The Senate's effort to pass a stripped-down version of an Obamacare repeal measure -- the so-called "skinny repeal" of the Affordable Care Act -- failed during a vote, 49-51, held shortly around 1:30 a.m. Friday.
Sen. John McCain, R-Ariz., was among those who voted 'no.' There were gasps and applause from the Senate floor when he voted.
It came in the middle of the Senate's days-long debate in which it struggled to pass any option for repealing or replacing the Affordable Care Act. Two earlier attempts - one to pass a repeal-and-replace option, and another on a repeal-only measure - both failed Wednesday.
The bill that did not pass during the early hours of Friday morning is dubbed "skinny" repeal because of its limited scope. The text of the pared down bill, released just hours before the vote, revealed that it would scrap the individual mandate for insurance coverage, repeal the employer mandate for at least eight years and allow individuals to put more money in tax-exempt health savings accounts.
The bill also suspends a tax on medical devices and allows states to seek waivers from consumer protections in the Affordable Care Act.

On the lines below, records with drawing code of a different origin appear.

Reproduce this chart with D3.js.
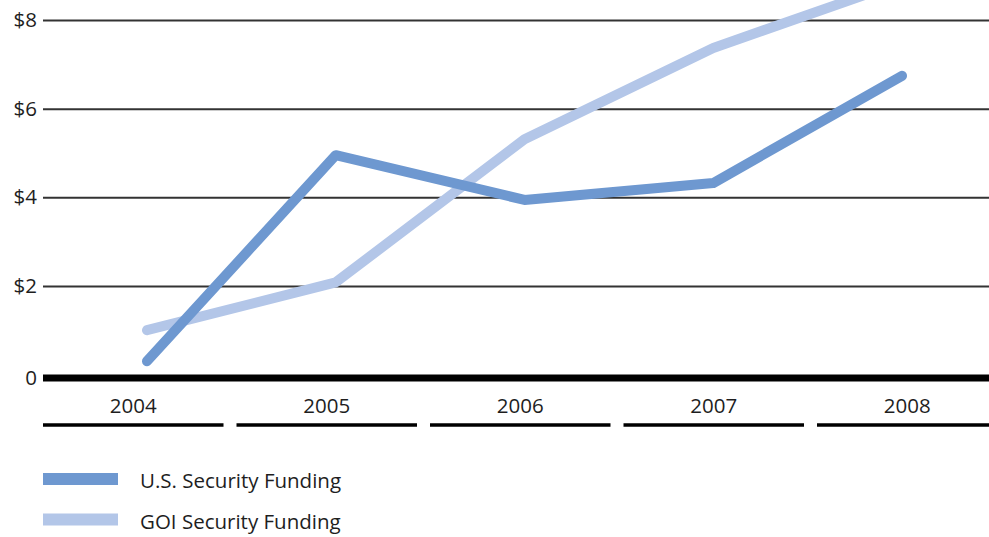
<!DOCTYPE html>
<html>
<head>
<meta charset="utf-8">
<script src="https://cdn.jsdelivr.net/npm/d3@7/dist/d3.min.js"></script>
<style>
  html, body { margin: 0; padding: 0; background: #fff; }
  svg { display: block; }
  text { font-family: "Open Sans", "Noto Sans", sans-serif; fill: #1e1e1e; }
</style>
</head>
<body>
<svg id="chart" width="989" height="537"></svg>
<script>
// Security funding, billions of dollars
const years = ["2004", "2005", "2006", "2007", "2008"];
const usFunding = [0.30, 4.95, 3.94, 4.32, 6.74];
const goiFunding = [1.00, 2.08, 5.31, 7.37, 8.86];
const yTicks = [0, 2, 4, 6, 8];
const tickLabels = ["0", "$2", "$4", "$6", "$8"];
const seriesNames = ["U.S. Security Funding", "GOI Security Funding"];
const seriesColors = ["#6e98d0", "#b3c6e8"];

const svg = d3.select("#chart");
const width = 989;
const left = 43;
const step = 193.5;
const gap = 13;
const fontSize = 20.5;

const y = d3.scaleLinear().domain([0, 8]).range([374.5, 20]);

// point positions for the lines
const xLine = d3.scalePoint().domain(years).range([147, 902]);
// category bands under the axis (the last one runs off the right edge)
const xBand = d3.scaleBand().domain(years)
  .range([left, left + 5 * step - gap])
  .paddingInner(gap / step).paddingOuter(0).align(0);

// horizontal gridlines
const gridAxis = d3.axisLeft(y).tickValues(yTicks.filter(d => d > 0))
  .tickSize(-(width - left)).tickFormat((d) => tickLabels[yTicks.indexOf(d)]).tickPadding(6);
const grid = svg.append("g").attr("transform", `translate(${left},0)`).call(gridAxis);
grid.select(".domain").remove();
grid.selectAll(".tick line").attr("stroke", "#333").attr("stroke-width", 2);
grid.selectAll(".tick text").attr("font-size", fontSize).attr("fill", "#1e1e1e")
  .style("font-family", "'Open Sans', 'Noto Sans', sans-serif");

// zero label
svg.append("text").attr("x", 37).attr("y", y(0) + 3.5).attr("dy", "0.32em")
  .attr("text-anchor", "end").attr("font-size", fontSize).text(tickLabels[0]);

// clip so lines stay within the drawing area
svg.append("clipPath").attr("id", "plot-clip")
  .append("rect").attr("x", 0).attr("y", 0).attr("width", width).attr("height", 374);

const line = d3.line().x((d, i) => xLine(years[i])).y(d => y(d));

const series = [usFunding, goiFunding];
// draw GOI first so the U.S. line sits on top
[1, 0].forEach(k => {
  svg.append("path")
    .datum(series[k])
    .attr("clip-path", "url(#plot-clip)")
    .attr("fill", "none")
    .attr("stroke", seriesColors[k])
    .attr("stroke-width", 10)
    .attr("stroke-linecap", "round")
    .attr("stroke-linejoin", "round")
    .attr("d", line);
});

// heavy baseline
svg.append("line").attr("x1", left).attr("x2", width)
  .attr("y1", y(0) + 3.5).attr("y2", y(0) + 3.5)
  .attr("stroke", "#000").attr("stroke-width", 7);

// category labels and underline segments
const cats = svg.append("g");
cats.selectAll("text").data(years).join("text")
  .attr("x", d => xBand(d) + xBand.bandwidth() / 2)
  .attr("y", 413)
  .attr("text-anchor", "middle")
  .attr("font-size", fontSize)
  .text(d => d);
cats.selectAll("line").data(years).join("line")
  .attr("x1", d => xBand(d)).attr("x2", d => Math.min(width, xBand(d) + xBand.bandwidth()))
  .attr("y1", 425).attr("y2", 425)
  .attr("stroke", "#000").attr("stroke-width", 3.5);

// legend
const legend = svg.append("g");
seriesNames.forEach((name, i) => {
  const cy = 479 + i * 40.5;
  legend.append("rect").attr("x", 43).attr("y", cy - 6).attr("width", 75).attr("height", 12)
    .attr("fill", seriesColors[i]);
  legend.append("text").attr("x", 140).attr("y", cy + 2).attr("dy", "0.35em")
    .attr("font-size", fontSize).text(name);
});
</script>
</body>
</html>
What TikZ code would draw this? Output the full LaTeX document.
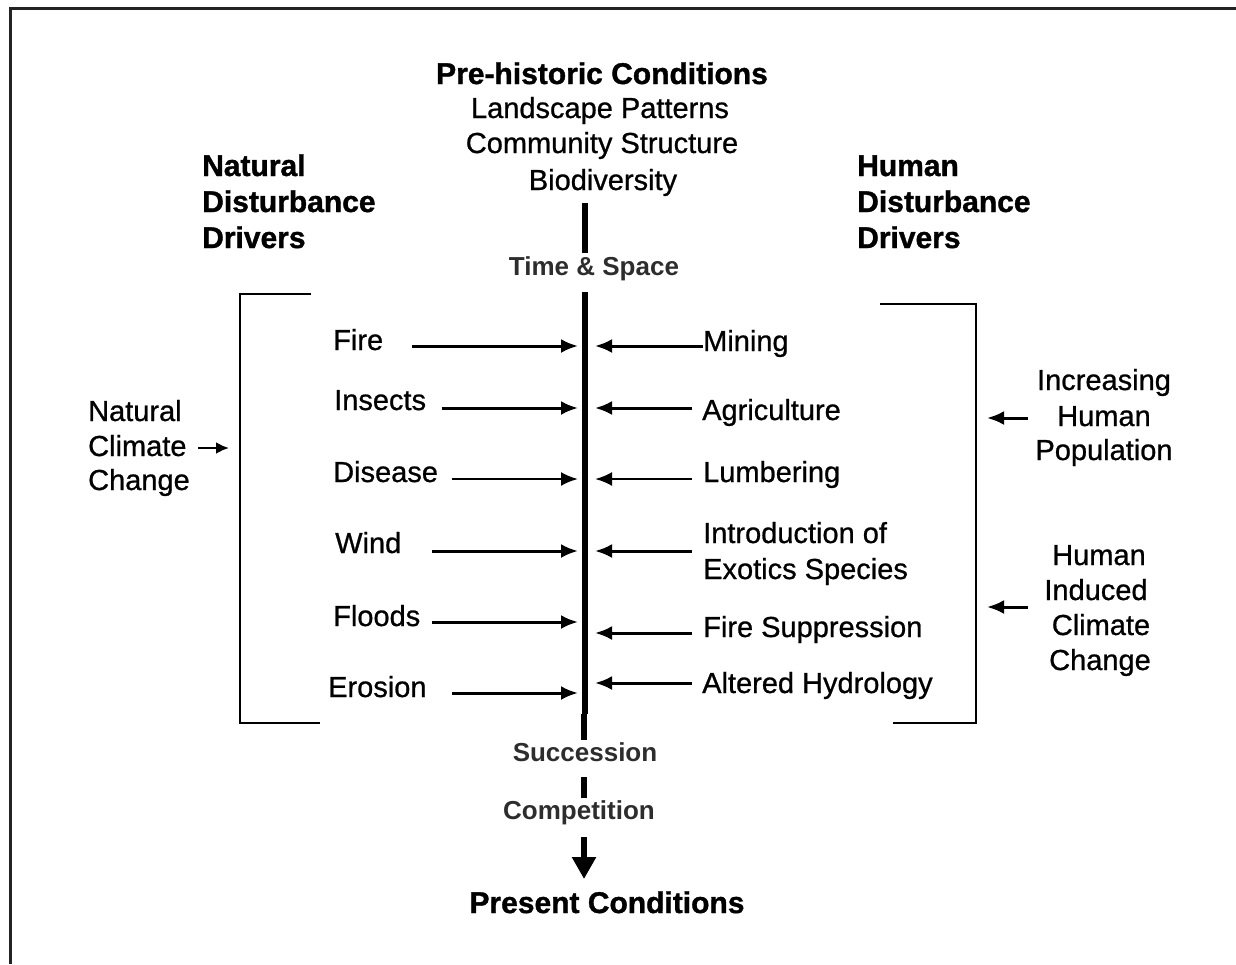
\documentclass[tikz,border=0pt]{standalone}
\usepackage{fontspec}
\setmainfont{Liberation Sans}
\newfontfamily\lblfont{Liberation Sans}[FakeBold=0.8]
\newfontfamily\hdfont{Liberation Sans Bold}[FakeBold=1.2]
\usetikzlibrary{arrows.meta}
\definecolor{dgray}{RGB}{45,45,45}
\definecolor{frame}{RGB}{35,35,35}
\begin{document}
\begin{tikzpicture}[x=1pt,y=-1pt,
  lbl/.style={font=\lblfont\fontsize{29}{35}\selectfont, inner sep=0pt},
  hd/.style={font=\hdfont\fontsize{30}{36}\selectfont, inner sep=0pt},
  sm/.style={font=\fontsize{26}{30}\selectfont\bfseries, text=dgray, inner sep=0pt},
  arr/.style={line width=3pt, -{Latex[length=17pt,width=14pt]}},
  spine/.style={line width=6pt},
  brk/.style={line width=2pt}]
\useasboundingbox (0,0) rectangle (1236,964);
% frame (top and left edges)
\draw[line width=3pt, frame] (10,964) -- (10,8) -- (1236,8);

% top block
\node[hd, anchor=base] (pre) at (602,84) {Pre-historic Conditions};
\node[lbl, anchor=base] (land) at (600,118) {Landscape Patterns};
\node[lbl, anchor=base] (comm) at (602,153) {Community Structure};
\node[lbl, anchor=base] (bio) at (603,190) {Biodiversity};

% side headings
\node[hd, anchor=base west] (nd1) at (202,176) {Natural};
\node[hd, anchor=base west] (nd2) at (202,212) {Disturbance};
\node[hd, anchor=base west] (nd3) at (202,248) {Drivers};
\node[hd, anchor=base west] (hd1) at (857,176) {Human};
\node[hd, anchor=base west] (hd2) at (857,212) {Disturbance};
\node[hd, anchor=base west] (hd3) at (857,248) {Drivers};

% spine labels
\node[sm, anchor=base] (ts) at (594,275) {Time \& Space};
\node[sm, anchor=base] (succ) at (585,761) {Succession};
\node[sm, anchor=base] (comp) at (579,819) {Competition};
\node[hd, anchor=base] (present) at (607,913) {Present Conditions};

% spine
\coordinate (s0) at (585,203);
\coordinate (s1) at (585,253);
\coordinate (s2) at (585,292);
\coordinate (s3) at (585,714);
\coordinate (s4) at (584,714);
\coordinate (s5) at (584,740);
\coordinate (s6) at (584,777);
\coordinate (s7) at (584,798);
\coordinate (s8) at (584,837);
\coordinate (s9) at (584,879);
\draw[spine] (s0) -- (s1);
\draw[spine] (s2) -- (s3);
\draw[spine] (s4) -- (s5);
\draw[spine] (s6) -- (s7);
\draw[spine, -{Triangle[length=22pt,width=23pt]}] (s8) -- (s9);

% left labels
\node[lbl, anchor=base west] (fire) at (333,350) {Fire};
\node[lbl, anchor=base west] (insects) at (334,410) {Insects};
\node[lbl, anchor=base west] (disease) at (333,482) {Disease};
\node[lbl, anchor=base west] (wind) at (335,553) {Wind};
\node[lbl, anchor=base west] (floods) at (333,626) {Floods};
\node[lbl, anchor=base west] (erosion) at (328,697) {Erosion};

% right labels
\node[lbl, anchor=base west] (mining) at (703,351) {Mining};
\node[lbl, anchor=base west] (agri) at (702,420) {Agriculture};
\node[lbl, anchor=base west] (lumb) at (703,482) {Lumbering};
\node[lbl, anchor=base west] (intro1) at (703,543) {Introduction of};
\node[lbl, anchor=base west] (intro2) at (703,579) {Exotics Species};
\node[lbl, anchor=base west] (firesup) at (703,637) {Fire Suppression};
\node[lbl, anchor=base west] (hydro) at (702,693) {Altered Hydrology};

% left arrows
\coordinate (fireA) at (412,346);    \coordinate (fireB) at (578,346);
\coordinate (insA) at (442,408);     \coordinate (insB) at (578,408);
\coordinate (disA) at (452,479);     \coordinate (disB) at (578,479);
\coordinate (windA) at (432,551);    \coordinate (windB) at (578,551);
\coordinate (floA) at (432,622);     \coordinate (floB) at (578,622);
\coordinate (eroA) at (452,693);     \coordinate (eroB) at (578,693);
\draw[arr] (fireA) -- (fireB);
\draw[arr] (insA) -- (insB);
\draw[arr, line width=2.5pt] (disA) -- (disB);
\draw[arr] (windA) -- (windB);
\draw[arr] (floA) -- (floB);
\draw[arr] (eroA) -- (eroB);

% right arrows
\coordinate (minA) at (703,346);     \coordinate (minB) at (595,346);
\coordinate (agrA) at (692,408);     \coordinate (agrB) at (595,408);
\coordinate (lumA) at (692,479);     \coordinate (lumB) at (595,479);
\coordinate (intA) at (692,551);     \coordinate (intB) at (595,551);
\coordinate (fsA) at (692,633);      \coordinate (fsB) at (595,633);
\coordinate (hyA) at (692,683);      \coordinate (hyB) at (595,683);
\draw[arr] (minA) -- (minB);
\draw[arr] (agrA) -- (agrB);
\draw[arr, line width=2.5pt] (lumA) -- (lumB);
\draw[arr] (intA) -- (intB);
\draw[arr] (fsA) -- (fsB);
\draw[arr] (hyA) -- (hyB);

% brackets
\draw[brk] (311,294) -- (240,294) -- (240,723) -- (320,723);
\draw[brk] (880,304) -- (976,304) -- (976,723) -- (893,723);

% natural climate change
\node[lbl, anchor=base west] (ncc1) at (88,421) {Natural};
\node[lbl, anchor=base west] (ncc2) at (88,456) {Climate};
\node[lbl, anchor=base west] (ncc3) at (88,490) {Change};
\coordinate (nccA) at (198,448);
\coordinate (nccB) at (229,448);
\draw[arr, line width=2.5pt, -{Latex[length=13pt,width=12pt]}] (nccA) -- (nccB);

% increasing human population
\node[lbl, anchor=base] (ihp1) at (1104,390) {Increasing};
\node[lbl, anchor=base] (ihp2) at (1104,426) {Human};
\node[lbl, anchor=base] (ihp3) at (1104,460) {Population};
\coordinate (ihpA) at (1028,418);
\coordinate (ihpB) at (987,418);
\draw[arr] (ihpA) -- (ihpB);

% human induced climate change
\node[lbl, anchor=base] (hicc1) at (1099,565) {Human};
\node[lbl, anchor=base] (hicc2) at (1096,600) {Induced};
\node[lbl, anchor=base] (hicc3) at (1101,635) {Climate};
\node[lbl, anchor=base] (hicc4) at (1100,670) {Change};
\coordinate (hiccA) at (1028,607);
\coordinate (hiccB) at (987,607);
\draw[arr] (hiccA) -- (hiccB);
\end{tikzpicture}
\end{document}
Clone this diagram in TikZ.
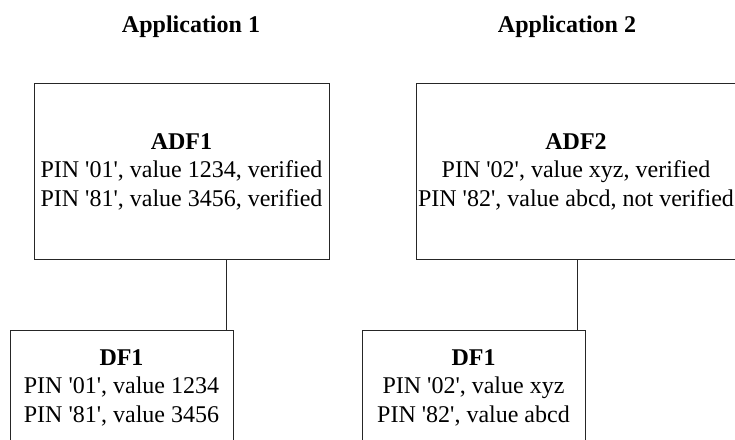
\documentclass[tikz,border=0pt]{standalone}
\usepackage{fontspec}
\setmainfont[Ligatures=TeXOff]{Liberation Serif}
\usetikzlibrary{positioning}

\begin{document}
\begin{tikzpicture}[x=1pt, y=-1pt, line width=0.8pt,
    every node/.style={font=\fontsize{24}{28.5}\selectfont, align=center},
    adf/.style={draw=black!85, minimum height=176pt, inner xsep=1pt},
    df/.style={draw=black!85, anchor=north, minimum width=223pt, inner ysep=19pt},
    app/.style={anchor=base, font=\fontsize{24}{28.5}\selectfont\bfseries}]
    \useasboundingbox (0,0) rectangle (735,439);

    \node[app] (app1) at (191,32) {Application 1};
    \node[app] (app2) at (567,32) {Application 2};

    \node[adf, minimum width=295pt] (adf1) at (181.5,171.5)
        {\textbf{ADF1}\\PIN '01', value 1234, verified\\PIN '81', value 3456, verified};
    \node[adf, minimum width=320pt] (adf2) at (576,171.5)
        {\textbf{ADF2}\\PIN '02', value xyz, verified\\PIN '82', value abcd, not verified};

    \node[df] (df1) at (121.5,330) {\textbf{DF1}\\PIN '01', value 1234\\PIN '81', value 3456};
    \node[df] (df2) at (473.5,330) {\textbf{DF1}\\PIN '02', value xyz\\PIN '82', value abcd};

    \path[draw=black!85]
    ([xshift=-7pt]df1.north east) edge ([xshift=-7pt]df1.north east |- adf1.south)
    ([xshift=-8pt]df2.north east) edge ([xshift=-8pt]df2.north east |- adf2.south);
\end{tikzpicture}
\end{document}
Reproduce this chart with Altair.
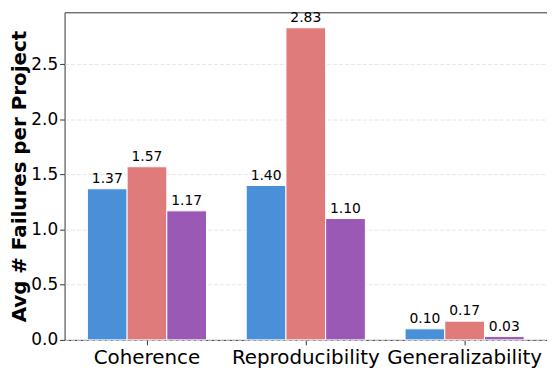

An estimate from the nonpartisan Congressional Budget Office showed that skinny repeal alone would leave 16 million more people uninsured than the current law over the next decade, and would raise premiums for some consumers by 20 percent.
At least four Republican senators had threatened to block the so-called skinny repeal proposal unless they have assurances from House Speaker Paul Ryan that it is only a placeholder and would not be passed in the House and sent to the president’s desk. They, and others, want this to serve a vehicle for the next step of negotiations between the House and the Senate.
"The skinny bill as policy is a disaster. The skinny bill as a replacement for Obamacare is a fraud," Sen. Lindsey Graham, R-S.C., said. He said he could support the bill, but warned of the dire consequences if it was allowed to become law.
Graham said he has had conversations with Freedom Caucus chair Rep. Mark Meadows, R-N.C., in which Meadows has warned him that House Majority Whip Steve Scalise has apparently been telling "some" people that the House will just take up the skinny repeal and pass it and put it on the president's desk.
"I need assurances that it will not be the final product," Sen. Graham went on during a press conference Thursday. Graham said he worried about rumors that House Majority Whip Steve Scalise, who has been recovering from a gunshot wound but was released from the hospital this week, was considering bringing the narrow repeal bill up for a vote as is.
Amid the negotiations Thursday evening, House Speaker Paul Ryan opened the door for the Senate proposal to be considered in a conference committee with House lawmakers, giving the Senate efforts a much-needed boost.
"It is now obvious that the only path ahead is for the Senate to pass the narrow legislation that it is currently considering,” Ryan’s statement read. “Senators have made clear that this is an effort to keep the process alive, not to make law. If moving forward requires a conference committee, that is something the House is willing to do."
As the possibility of the Senate passing a partial repeal bill loomed Thursday, several patient, hospital and insurance groups put out statements arguing that scrapping even just the mandate that individuals buy insurance could have real consequences for health care marketplaces.
Blue Cross wrote in statement: “A system that allows people to purchase coverage only when they need it drives up costs for everyone.”
America's Health Insurance Plans CEO Marilyn B. Tavenner echoed their concern, writing in a statement: “We would oppose an approach that eliminates the individual coverage requirement, does not offer alternative continuous coverage solutions, and does not include measures to immediately stabilize the individual market.”
The AARP called it a “wolf in sheep’s clothing.” Citing a recent report from the Congressional Budget Office that predicted repealing even just the individual mandate could lead to 15 million more Americans uninsured in the next decade a 20 percent premium increase for folks buying their own insurance.
This increase in premium costs could lead to some people's being priced out of plans, or the federal government may aid those people through subsidies and tax credits.
The individual mandate provides social cost savers as well. If people don't have insurance and get sick, hospitals, taxpayers and local governments end up covering the costs. "In the absence of a mandate, those social costs would probably increase relative to the case under current law," the CBO said in a report last December.
Sen. Ron Johnson, R-Wis., indicated he would vote for a bare-bones package as long as it kept the process moving forward. "We'll keep the process going. If we've got to do something less than obviously I'd want to keep the process going, we'll do it," he said.